Problem to work on ▸ Reproduce the data below in full and exclude every picture.

====== Provided material ======

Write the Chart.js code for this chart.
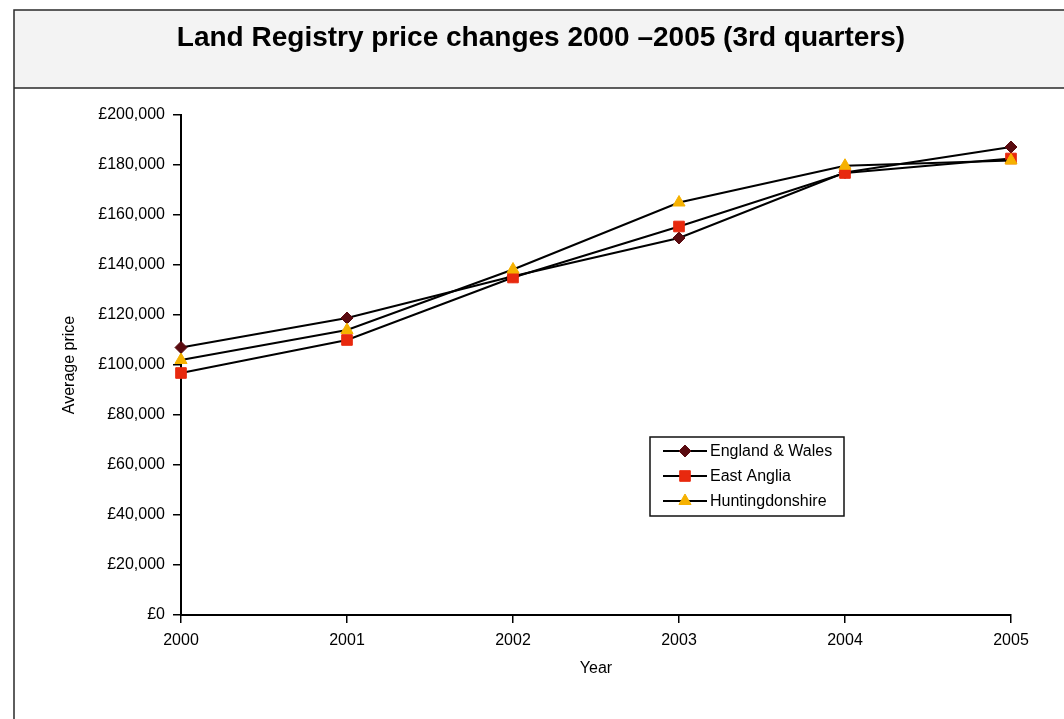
<!DOCTYPE html>
<html>
<head>
<meta charset="utf-8">
<script src="https://cdn.jsdelivr.net/npm/chart.js@4/dist/chart.umd.min.js"></script>
<style>
  html, body { margin: 0; padding: 0; background: #fff; }
  #wrap { width: 1064px; height: 719px; position: relative; }
</style>
</head>
<body>
<div id="wrap"><canvas id="c"></canvas></div>
<script>
// ---- data ----
const years = ['2000', '2001', '2002', '2003', '2004', '2005'];
const englandWales = [107000, 118800, 135500, 150800, 177000, 187200];
const eastAnglia = [96800, 110000, 135000, 155400, 176800, 182600];
const huntingdonshire = [102000, 114000, 138200, 165000, 179700, 181800];
const yTicks = [0, 20000, 40000, 60000, 80000, 100000, 120000, 140000, 160000, 180000, 200000];
const seriesNames = ['England & Wales', 'East Anglia', 'Huntingdonshire'];
const chartTitle = 'Land Registry price changes 2000 \u20132005 (3rd quarters)';
const xTitle = 'Year';
const yTitle = 'Average price';

const FONT = '"Liberation Sans", Arial, Helvetica, sans-serif';

function fmtPound(v) {
  return '\u00A3' + Number(v).toLocaleString('en-GB');
}

const framePlugin = {
  id: 'frame',
  beforeDraw(chart) {
    const ctx = chart.ctx;
    const W = chart.width, H = chart.height;
    ctx.save();
    ctx.fillStyle = '#ffffff';
    ctx.fillRect(0, 0, W, H);
    ctx.fillStyle = '#f3f3f3';
    ctx.fillRect(14, 10, W - 14, 78);
    ctx.strokeStyle = '#2a2a2a';
    ctx.lineWidth = 1.5;
    ctx.beginPath();
    ctx.moveTo(14, H); ctx.lineTo(14, 10); ctx.lineTo(W, 10);
    ctx.moveTo(14, 88); ctx.lineTo(W, 88);
    ctx.stroke();
    ctx.fillStyle = '#000';
    ctx.font = 'bold 28px ' + FONT;
    ctx.textAlign = 'center';
    ctx.textBaseline = 'middle';
    ctx.fillText(chartTitle, 541, 38);
    ctx.restore();
  }
};

function drawMarker(ctx, style, r, color, x, y) {
  if (Chart.helpers && Chart.helpers.drawPoint) {
    ctx.fillStyle = color;
    ctx.strokeStyle = color;
    ctx.lineWidth = 1;
    Chart.helpers.drawPoint(ctx, { pointStyle: style, radius: r, borderWidth: 1, rotation: 0 }, x, y);
    return;
  }
  ctx.fillStyle = color;
  ctx.beginPath();
  if (style === 'rectRot') {
    ctx.moveTo(x, y - r); ctx.lineTo(x + r, y); ctx.lineTo(x, y + r); ctx.lineTo(x - r, y);
  } else if (style === 'rect') {
    const s = r * Math.SQRT1_2;
    ctx.rect(x - s, y - s, 2 * s, 2 * s);
  } else {
    ctx.moveTo(x, y - r); ctx.lineTo(x + r * 0.866, y + r / 2); ctx.lineTo(x - r * 0.866, y + r / 2);
  }
  ctx.closePath();
  ctx.fill();
}

const legendPlugin = {
  id: 'boxLegend',
  afterDraw(chart) {
    const ctx = chart.ctx;
    const bx = 650, by = 437, bw = 194, bh = 79;
    ctx.save();
    ctx.fillStyle = '#fff';
    ctx.fillRect(bx, by, bw, bh);
    ctx.strokeStyle = '#111';
    ctx.lineWidth = 1.5;
    ctx.strokeRect(bx, by, bw, bh);
    chart.data.datasets.forEach((ds, i) => {
      const cy = by + 14 + i * 25;
      ctx.strokeStyle = '#000';
      ctx.lineWidth = 2;
      ctx.beginPath();
      ctx.moveTo(bx + 13, cy); ctx.lineTo(bx + 57, cy);
      ctx.stroke();
      drawMarker(ctx, ds.pointStyle, ds.pointRadius, ds.pointBackgroundColor, bx + 35, cy);
      ctx.fillStyle = '#000';
      ctx.font = '16px ' + FONT;
      ctx.textAlign = 'left';
      ctx.textBaseline = 'middle';
      ctx.fillText(ds.label, bx + 60, cy + 1);
    });
    ctx.restore();
  }
};

function mkDataset(label, data, style, radius, color, order) {
  return {
    label, data,
    borderColor: '#000', borderWidth: 2, tension: 0,
    pointStyle: style, pointRadius: radius, pointHoverRadius: radius,
    pointBackgroundColor: color, pointBorderColor: color, pointBorderWidth: 1,
    order, fill: false
  };
}

new Chart(document.getElementById('c'), {
  type: 'line',
  data: {
    labels: years,
    datasets: [
      mkDataset(seriesNames[0], englandWales, 'rectRot', 6, '#5a0b10', 2),
      mkDataset(seriesNames[1], eastAnglia, 'rect', 7.5, '#e8290e', 1),
      mkDataset(seriesNames[2], huntingdonshire, 'triangle', 7, '#f6b100', 0)
    ]
  },
  options: {
    responsive: true,
    maintainAspectRatio: false,
    animation: false,
    events: [],
    layout: { padding: { top: 115, left: 40, right: 53, bottom: 0 } },
    plugins: {
      legend: { display: false },
      title: { display: false },
      tooltip: { enabled: false }
    },
    scales: {
      x: {
        type: 'category',
        offset: false,
        grid: { drawOnChartArea: false, drawTicks: true, tickLength: 8, color: '#000', lineWidth: 1.5 },
        border: { display: true, color: '#000', width: 2 },
        ticks: { color: '#000', font: { family: FONT, size: 16 }, padding: 8, maxRotation: 0, autoSkip: false },
        title: { display: true, text: xTitle, color: '#000', font: { family: FONT, size: 16 }, padding: { top: 0, bottom: 41 } },
        afterFit(scale) { scale.height = 104; }
      },
      y: {
        min: 0, max: 200000,
        grid: { drawOnChartArea: false, drawTicks: true, tickLength: 8, color: '#000', lineWidth: 1.5 },
        border: { display: true, color: '#000', width: 2 },
        afterBuildTicks(scale) { scale.ticks = yTicks.map(v => ({ value: v })); },
        ticks: { color: '#000', font: { family: FONT, size: 16 }, padding: 8, callback: v => fmtPound(v) },
        title: { display: true, text: yTitle, color: '#000', font: { family: FONT, size: 16 }, padding: { top: 20, bottom: 0 } },
        afterFit(scale) { scale.width = 141; }
      }
    }
  },
  plugins: [framePlugin, legendPlugin]
});
</script>
</body>
</html>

======

Exercise response ▸
Write the Chart.js code for this chart.
<!DOCTYPE html>
<html>
<head>
<meta charset="utf-8">
<script src="https://cdn.jsdelivr.net/npm/chart.js@4/dist/chart.umd.min.js"></script>
<style>
  html, body { margin: 0; padding: 0; background: #fff; }
  #wrap { width: 1064px; height: 719px; position: relative; }
</style>
</head>
<body>
<div id="wrap"><canvas id="c"></canvas></div>
<script>
// ---- data ----
const years = ['2000', '2001', '2002', '2003', '2004', '2005'];
const englandWales = [107000, 118800, 135500, 150800, 177000, 187200];
const eastAnglia = [96800, 110000, 135000, 155400, 176800, 182600];
const huntingdonshire = [102000, 114000, 138200, 165000, 179700, 181800];
const yTicks = [0, 20000, 40000, 60000, 80000, 100000, 120000, 140000, 160000, 180000, 200000];
const seriesNames = ['England & Wales', 'East Anglia', 'Huntingdonshire'];
const chartTitle = 'Land Registry price changes 2000 \u20132005 (3rd quarters)';
const xTitle = 'Year';
const yTitle = 'Average price';

const FONT = '"Liberation Sans", Arial, Helvetica, sans-serif';

function fmtPound(v) {
  return '\u00A3' + Number(v).toLocaleString('en-GB');
}

const framePlugin = {
  id: 'frame',
  beforeDraw(chart) {
    const ctx = chart.ctx;
    const W = chart.width, H = chart.height;
    ctx.save();
    ctx.fillStyle = '#ffffff';
    ctx.fillRect(0, 0, W, H);
    ctx.fillStyle = '#f3f3f3';
    ctx.fillRect(14, 10, W - 14, 78);
    ctx.strokeStyle = '#2a2a2a';
    ctx.lineWidth = 1.5;
    ctx.beginPath();
    ctx.moveTo(14, H); ctx.lineTo(14, 10); ctx.lineTo(W, 10);
    ctx.moveTo(14, 88); ctx.lineTo(W, 88);
    ctx.stroke();
    ctx.fillStyle = '#000';
    ctx.font = 'bold 28px ' + FONT;
    ctx.textAlign = 'center';
    ctx.textBaseline = 'middle';
    ctx.fillText(chartTitle, 541, 38);
    ctx.restore();
  }
};

function drawMarker(ctx, style, r, color, x, y) {
  if (Chart.helpers && Chart.helpers.drawPoint) {
    ctx.fillStyle = color;
    ctx.strokeStyle = color;
    ctx.lineWidth = 1;
    Chart.helpers.drawPoint(ctx, { pointStyle: style, radius: r, borderWidth: 1, rotation: 0 }, x, y);
    return;
  }
  ctx.fillStyle = color;
  ctx.beginPath();
  if (style === 'rectRot') {
    ctx.moveTo(x, y - r); ctx.lineTo(x + r, y); ctx.lineTo(x, y + r); ctx.lineTo(x - r, y);
  } else if (style === 'rect') {
    const s = r * Math.SQRT1_2;
    ctx.rect(x - s, y - s, 2 * s, 2 * s);
  } else {
    ctx.moveTo(x, y - r); ctx.lineTo(x + r * 0.866, y + r / 2); ctx.lineTo(x - r * 0.866, y + r / 2);
  }
  ctx.closePath();
  ctx.fill();
}

const legendPlugin = {
  id: 'boxLegend',
  afterDraw(chart) {
    const ctx = chart.ctx;
    const bx = 650, by = 437, bw = 194, bh = 79;
    ctx.save();
    ctx.fillStyle = '#fff';
    ctx.fillRect(bx, by, bw, bh);
    ctx.strokeStyle = '#111';
    ctx.lineWidth = 1.5;
    ctx.strokeRect(bx, by, bw, bh);
    chart.data.datasets.forEach((ds, i) => {
      const cy = by + 14 + i * 25;
      ctx.strokeStyle = '#000';
      ctx.lineWidth = 2;
      ctx.beginPath();
      ctx.moveTo(bx + 13, cy); ctx.lineTo(bx + 57, cy);
      ctx.stroke();
      drawMarker(ctx, ds.pointStyle, ds.pointRadius, ds.pointBackgroundColor, bx + 35, cy);
      ctx.fillStyle = '#000';
      ctx.font = '16px ' + FONT;
      ctx.textAlign = 'left';
      ctx.textBaseline = 'middle';
      ctx.fillText(ds.label, bx + 60, cy + 1);
    });
    ctx.restore();
  }
};

function mkDataset(label, data, style, radius, color, order) {
  return {
    label, data,
    borderColor: '#000', borderWidth: 2, tension: 0,
    pointStyle: style, pointRadius: radius, pointHoverRadius: radius,
    pointBackgroundColor: color, pointBorderColor: color, pointBorderWidth: 1,
    order, fill: false
  };
}

new Chart(document.getElementById('c'), {
  type: 'line',
  data: {
    labels: years,
    datasets: [
      mkDataset(seriesNames[0], englandWales, 'rectRot', 6, '#5a0b10', 2),
      mkDataset(seriesNames[1], eastAnglia, 'rect', 7.5, '#e8290e', 1),
      mkDataset(seriesNames[2], huntingdonshire, 'triangle', 7, '#f6b100', 0)
    ]
  },
  options: {
    responsive: true,
    maintainAspectRatio: false,
    animation: false,
    events: [],
    layout: { padding: { top: 115, left: 40, right: 53, bottom: 0 } },
    plugins: {
      legend: { display: false },
      title: { display: false },
      tooltip: { enabled: false }
    },
    scales: {
      x: {
        type: 'category',
        offset: false,
        grid: { drawOnChartArea: false, drawTicks: true, tickLength: 8, color: '#000', lineWidth: 1.5 },
        border: { display: true, color: '#000', width: 2 },
        ticks: { color: '#000', font: { family: FONT, size: 16 }, padding: 8, maxRotation: 0, autoSkip: false },
        title: { display: true, text: xTitle, color: '#000', font: { family: FONT, size: 16 }, padding: { top: 0, bottom: 41 } },
        afterFit(scale) { scale.height = 104; }
      },
      y: {
        min: 0, max: 200000,
        grid: { drawOnChartArea: false, drawTicks: true, tickLength: 8, color: '#000', lineWidth: 1.5 },
        border: { display: true, color: '#000', width: 2 },
        afterBuildTicks(scale) { scale.ticks = yTicks.map(v => ({ value: v })); },
        ticks: { color: '#000', font: { family: FONT, size: 16 }, padding: 8, callback: v => fmtPound(v) },
        title: { display: true, text: yTitle, color: '#000', font: { family: FONT, size: 16 }, padding: { top: 20, bottom: 0 } },
        afterFit(scale) { scale.width = 141; }
      }
    }
  },
  plugins: [framePlugin, legendPlugin]
});
</script>
</body>
</html>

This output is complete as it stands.